Register your LLC in the home state as a domestic LLC. While the precise method of registration varies among the states, registering as a domestic LLC generally entails filing an Articles of Organization with the state’s Secretary of State. You must choose a name for your business and designate a registered agent to receive service of process. You must also pay the filing fee for a domestic LLC.
Determine what other states you must register in. If your business plans on opening a store or engaging in significant business operations in another state, then you must register your business in that state. However, if you plan on merely maintaining bank accounts, engaging in interstate commerce, collecting debts or conducting an isolated transaction in another state, you will not need to register in that other state.

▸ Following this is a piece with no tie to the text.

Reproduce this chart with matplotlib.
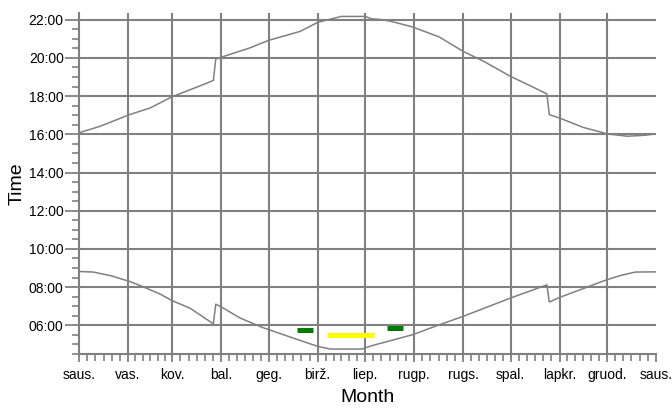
import matplotlib
matplotlib.use("Agg")
import matplotlib.pyplot as plt
from matplotlib.ticker import FixedLocator, FuncFormatter

plt.rcParams['font.family'] = ['Liberation Sans', 'DejaVu Sans']

# Month starts (day of year) and labels
month_days = [0, 31, 59, 90, 120, 151, 181, 212, 243, 273, 304, 334, 365]
month_labels = ['saus.', 'vas.', 'kov.', 'bal.', 'geg.', 'birž.', 'liep.',
                'rugp.', 'rugs.', 'spal.', 'lapkr.', 'gruod.', 'saus.']

# Sunset (hours, decimal)
sunset_day = [0, 13, 32, 45, 59, 77, 85, 86.5, 90.5, 108, 120, 140, 151, 159,
              166, 181, 185, 192, 199, 211, 228, 243, 256, 273, 287, 296,
              297.5, 304, 319, 330, 334, 347, 358, 365]
sunset_h = [16.08, 16.41, 17.03, 17.38, 17.97, 18.55, 18.82, 19.94, 20.05,
            20.52, 20.92, 21.39, 21.86, 22.03, 22.17, 22.17, 22.05, 22.0,
            21.88, 21.62, 21.09, 20.34, 19.82, 19.03, 18.48, 18.11, 17.03,
            16.85, 16.36, 16.12, 16.02, 15.9, 15.95, 16.02]

# Sunrise (hours, decimal)
sunrise_day = [0, 9, 20, 32, 39, 51, 59, 70, 85, 86.5, 90.5, 102, 116, 133.5,
               151, 159, 179, 185, 203, 211, 228, 243, 273, 296, 297.5, 304,
               334, 342.5, 352, 365]
sunrise_h = [8.82, 8.79, 8.60, 8.30, 8.07, 7.65, 7.29, 6.91, 6.08, 7.11, 6.94,
             6.38, 5.89, 5.39, 4.90, 4.76, 4.76, 4.93, 5.33, 5.51, 6.03, 6.47,
             7.43, 8.12, 7.22, 7.46, 8.39, 8.61, 8.79, 8.80]

# Coloured events
event_start = [137.8, 156.8, 195.1]
event_end = [147.9, 186.3, 204.9]
event_h = [5.74, 5.47, 5.85]
event_color = ['#007a00', '#ffff00', '#007a00']

y_major = [6, 8, 10, 12, 14, 16, 18, 20, 22]

gray = '#808080'

fig = plt.figure(figsize=(6.72, 4.09), dpi=100)
ax = fig.add_axes([79/672, 55/409, 577/672, (354-13)/409])

ax.set_xlim(0, 365)
ax.set_ylim(4.5, 22.35)

# grid
for d in month_days[1:-1]:
    ax.axvline(d, color=gray, lw=1.5, zorder=1)
for h in y_major:
    ax.axhline(h, color=gray, lw=1.5, zorder=1)

ax.plot(sunset_day, sunset_h, color=gray, lw=1.1, zorder=2)
ax.plot(sunrise_day, sunrise_h, color=gray, lw=1.1, zorder=2)

for s, e, h, c in zip(event_start, event_end, event_h, event_color):
    ax.plot([s, e], [h, h], color=c, lw=3.6, solid_capstyle='butt', zorder=3)

# spines
for sp in ['top', 'right']:
    ax.spines[sp].set_visible(False)
for sp in ['left', 'bottom']:
    ax.spines[sp].set_color(gray)
    ax.spines[sp].set_linewidth(1.5)

# ticks
ax.xaxis.set_major_locator(FixedLocator(month_days))
ax.set_xticklabels(month_labels)
minor_x = []
for a, b in zip(month_days[:-1], month_days[1:]):
    for k in range(1, 6):
        minor_x.append(a + (b - a) * k / 6)
ax.xaxis.set_minor_locator(FixedLocator(minor_x))

ax.yaxis.set_major_locator(FixedLocator(y_major))
ax.yaxis.set_major_formatter(FuncFormatter(lambda v, p: '%02d:%02d' % (int(v), int(round((v % 1) * 60)))))
ax.yaxis.set_minor_locator(FixedLocator([4.5 + 0.5 * i for i in range(36)]))

ax.tick_params(axis='both', which='major', color=gray, width=1.3, labelsize=10, labelcolor='black')
ax.tick_params(axis='y', which='major', length=10, pad=1)
ax.tick_params(axis='y', which='minor', length=5, color=gray, width=1.2)
ax.tick_params(axis='x', which='major', length=6, pad=4)
ax.tick_params(axis='x', which='minor', length=5, color=gray, width=1.2)

ax.set_xlabel('Month', fontsize=14, labelpad=5)
ax.set_ylabel('Time', fontsize=14, labelpad=2)

fig.savefig('out.png', dpi=100)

Register as a foreign LLC in the other states where you plan on engaging in significant business. Depending on the state, registering as a foreign LLC generally requires filling out an application for a “foreign LLC registration” or obtaining a “Certificate of Authority.” In every state where you register your company as a foreign LLC, you must designate a registered agent in that state and comply with that state’s LLC naming requirements. The registration fee for a foreign LLC is typically much higher than for a domestic LLC. Additionally, some states may assess a yearly tax on a foreign LLC that is a percentage of profits earned by the LLC.